Mark had also invited BIG Chief Peter Wanless and the other Lottery distributors Arts Council England, Heritage Lottery Fund and Sport England to come along and talk about funding opportunities from their own organisations.

So armed with my I-phone, video camera, tripod and laptop on a particularly cold, dark and frosty morning we pitched up at the office to make our way down the M11. Things got off to a bad start when I couldn’t remember how to drive an automatic …

Once we had set up the venue and made sure the IT was going to work, I was joined by my social reporting mentor for the day, David Wilcox. David has been working with BIG over the past few months on the social reporting site and he had kindly agreed to show me the ropes so, after a quick chat about who had the best equipment (definitely David) we got started.

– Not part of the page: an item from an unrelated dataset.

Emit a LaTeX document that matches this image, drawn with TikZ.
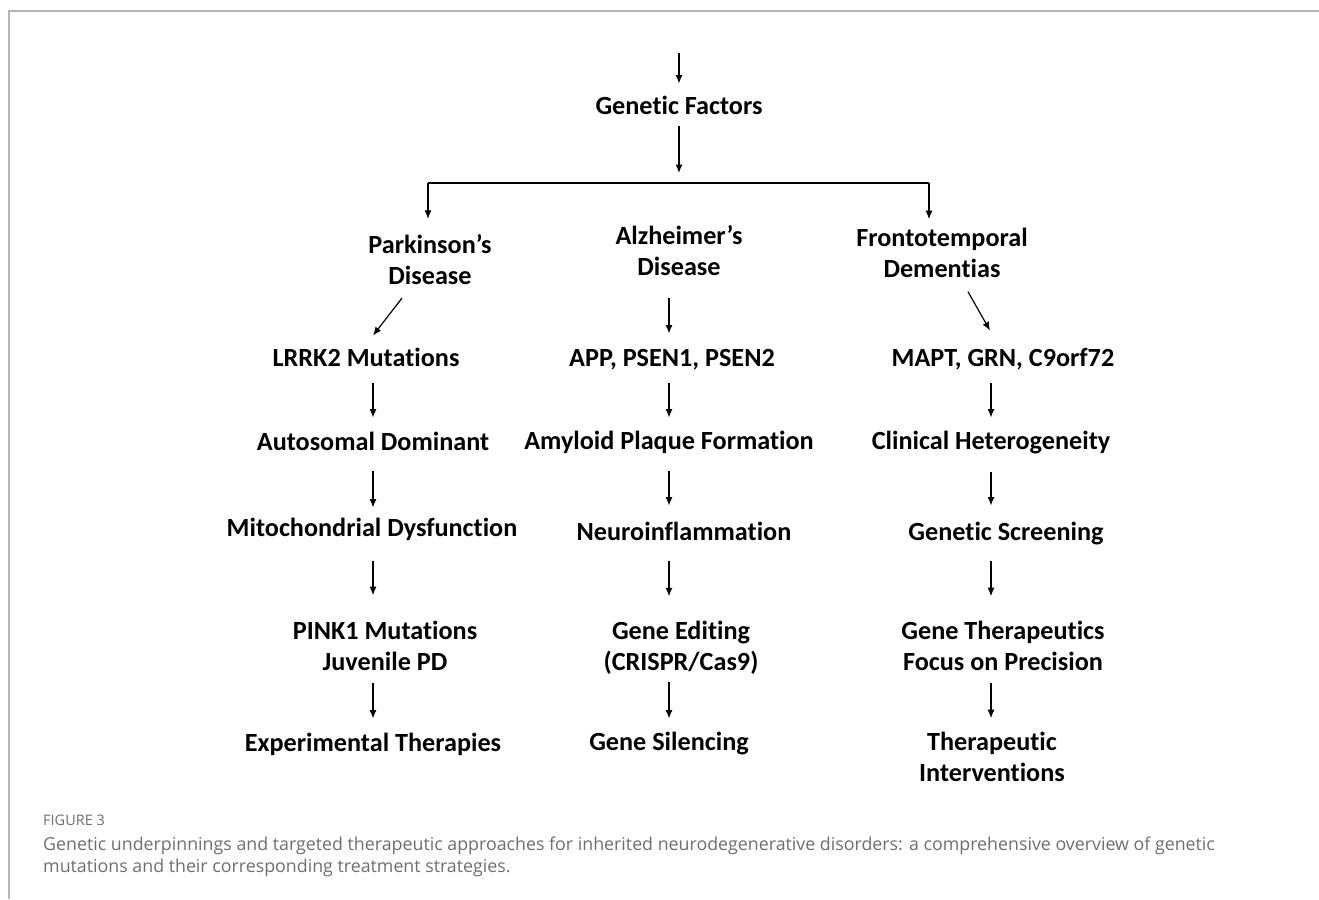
\documentclass[tikz,border=0pt]{standalone}
\usepackage{fontspec}
\setmainfont[Ligatures={TeX,NoCommon}]{Carlito}
\newfontfamily\capfont{Open Sans}
\usetikzlibrary{arrows.meta,calc}
\definecolor{framegray}{HTML}{B5B5B5}
\definecolor{capgray}{HTML}{6E6E6E}
\begin{document}
\begin{tikzpicture}[x=1pt,y=-1pt,
  lab/.style={font=\bfseries\fontsize{26.2}{31}\selectfont, inner sep=0pt, outer sep=0pt, text height=18.5pt, text depth=5.5pt},
  lab2/.style={font=\bfseries\fontsize{26.2}{31}\selectfont, inner sep=0pt, outer sep=0pt, align=center},
  arr/.style={draw=black, line width=1.2pt, -{Latex[length=8.5pt,width=7pt]}},
]
\useasboundingbox (0,0) rectangle (1319,899);
\draw[framegray, line width=2pt] (9,899) -- (9,11) -- (1319,11);

% nodes
\node[lab] (gf) at (679,108) {Genetic Factors};
\node[lab2] (pd) at (430,260) {Parkinson's\\Disease};
\node[lab2] (ad) at (679,251) {Alzheimer's\\Disease};
\node[lab2] (ftd) at (942,253) {Frontotemporal\\Dementias};

\node[lab] (lrrk) at (366,360) {LRRK2 Mutations};
\node[lab] (auto) at (373,444) {Autosomal Dominant};
\node[lab] (mito) at (372,530) {Mitochondrial Dysfunction};
\node[lab2] (pink) at (385,646) {PINK1 Mutations\\Juvenile PD};
\node[lab] (exp) at (373,745) {Experimental Therapies};

\node[lab] (app) at (672,360) {APP, PSEN1, PSEN2};
\node[lab] (amy) at (669,443) {Amyloid Plaque Formation};
\node[lab] (neuro) at (684,534) {Neuroinflammation};
\node[lab2] (edit) at (681,648) {Gene Editing\\(CRISPR/Cas9)};
\node[lab] (sil) at (669,744) {Gene Silencing};

\node[lab] (mapt) at (1003,360) {MAPT, GRN, C9orf72};
\node[lab] (clin) at (991,443) {Clinical Heterogeneity};
\node[lab] (screen) at (1006,534) {Genetic Screening};
\node[lab2] (ther) at (1003,646) {Gene Therapeutics\\Focus on Precision};
\node[lab2] (interv) at (992,757) {Therapeutic\\Interventions};

% column coordinates
\coordinate (colP) at (373,0);
\coordinate (colA) at (669,0);
\coordinate (colF) at (991,0);
\coordinate (top) at (679,53);
\coordinate (bl) at (428,183);
\coordinate (br) at (929,183);
\coordinate (bm) at (679,183);

% top part
\draw[arr, shorten >=12.5pt] (top) -- (gf.north);
\draw[arr, shorten <=5.5pt, shorten >=10pt] (gf.south) -- (bm);
\draw[line width=1.8pt] (bl) -- (br);
\draw[arr, shorten >=16pt] (bl) -- (pd.north -| bl);
\draw[arr, shorten >=9pt] (br) -- (ftd.north -| br);

% Parkinson column
\draw[arr] ($(pd.south)+(-28,13)$) -- ($(lrrk.north)+(7,-12.5)$);
\draw[arr, shorten <=10.5pt, shorten >=14.5pt] (lrrk.south -| colP) -- (auto.north -| colP);
\draw[arr, shorten <=14.5pt, shorten >=10.5pt] (auto.south -| colP) -- (mito.north -| colP);
\draw[arr, shorten <=18.5pt, shorten >=26pt] (mito.south -| colP) -- (pink.north -| colP);
\draw[arr, shorten <=12.5pt, shorten >=14.5pt] (pink.south -| colP) -- (exp.north -| colP);

% Alzheimer column
\draw[arr, shorten <=21.5pt, shorten >=14.5pt] (ad.south -| colA) -- (app.north -| colA);
\draw[arr, shorten <=10.5pt, shorten >=13.5pt] (app.south -| colA) -- (amy.north -| colA);
\draw[arr, shorten <=15.5pt, shorten >=16.5pt] (amy.south -| colA) -- (neuro.north -| colA);
\draw[arr, shorten <=14.5pt, shorten >=25pt] (neuro.south -| colA) -- (edit.north -| colA);
\draw[arr, shorten <=7.5pt, shorten >=13.5pt] (edit.south -| colA) -- (sil.north -| colA);

% FTD column
\draw[arr] ($(ftd.south)+(26,14)$) -- ($(mapt.north)+(-13,-17.5)$);
\draw[arr, shorten <=10.5pt, shorten >=13.5pt] (mapt.south -| colF) -- (clin.north -| colF);
\draw[arr, shorten <=16.5pt, shorten >=16.5pt] (clin.south -| colF) -- (screen.north -| colF);
\draw[arr, shorten <=14.5pt, shorten >=25pt] (screen.south -| colF) -- (ther.north -| colF);
\draw[arr, shorten <=12.5pt, shorten >=14pt] (ther.south -| colF) -- (interv.north -| colF);

% caption
\node[anchor=west, inner sep=0pt, font=\capfont\fontsize{14.5}{17}\selectfont, text=capgray] (figlbl) at (43,820) {FIGURE 3};
\node[anchor=north west, align=left, inner sep=0pt, font=\capfont\fontsize{17.8}{21.5}\selectfont, text=capgray] (cap) at (43,837) {Genetic underpinnings and targeted therapeutic approaches for inherited neurodegenerative disorders: a comprehensive overview of genetic\\mutations and their corresponding treatment strategies.};
\end{tikzpicture}
\end{document}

With the help of the New Media team, we had set up a web page the day before with the intention of populating the space with photos, videos and presentations following the event. We were keen to ensure that people unable to attend could access all the support on offer.

Once we had tackled the rather large queue, our Sara (Betsworth) opened the event and reminded people about our social experiment. Together with my colleagues, Jamie Conway and Jonathan Clarke, we set about recording the opening speeches and started tweeting (using #wick112) to try and create a buzz. Here’s Jonathan and I hard at it…

Proceedings were kicked off by local MP Mark Francois who welcomed the opportunity for local people to hear from the Lottery distributors.

Watch Mark’s speech here

We halted proceedings there for a photo shoot with the local Basildon Echo: remind anyone of a recent and very public civil partnership?!

And then Peter took to the floor to bust a few myths about how and where Lottery money is distributed. Using examples such as BATIAS – a support project for people with learning disabilities in South Essex which was due to close its doors in January but has now had its future secured with a BIG grant of £296,000, Peter stressed how constituents of Rayleigh and Wickford benefit from awards made to organisations with main offices outside the constituency.

Watch Peter’s speech here

Our Ed then talked through what makes a good application and then it was all hands on deck as David and I set off to interview Mark and Peter. You can see the results here:

Watch Mark and Peter discussing their hopes for the future

Following coffee, the other funders set about explaining their own funding opportunities; the local CVSs outlined their support services and then it was off for lunch.

But not for me and David! Armed with the mike, we went forth into the crowd to talk to delegates about what the event meant to them. For intrepid reporter Catherine Kimberley, there was clearly no time to prepare the questions …

Watch Catherine’s efforts

Watching that back makes me a) cringe and b) realise how much I have to learn but there’s nothing like diving straight in. We’re in an amazing position to extend our reach beyond those who attend our events – we will of course have training needs and will need to keep experimenting with new media tools to increase our confidence, but there’s clearly an appetite for this to develop.

It was clear from our experiment that we need to make sure we build space into our events so that people can share their experiences, and provide us feedback so we can plan future outreach work.

Over the next few months, we’ll be following up with groups from the event to see how they want to communicate with us – whether they embrace the new media tools at their disposal, or want to stick to the traditional workshop format, we’ll be in a better position to support them.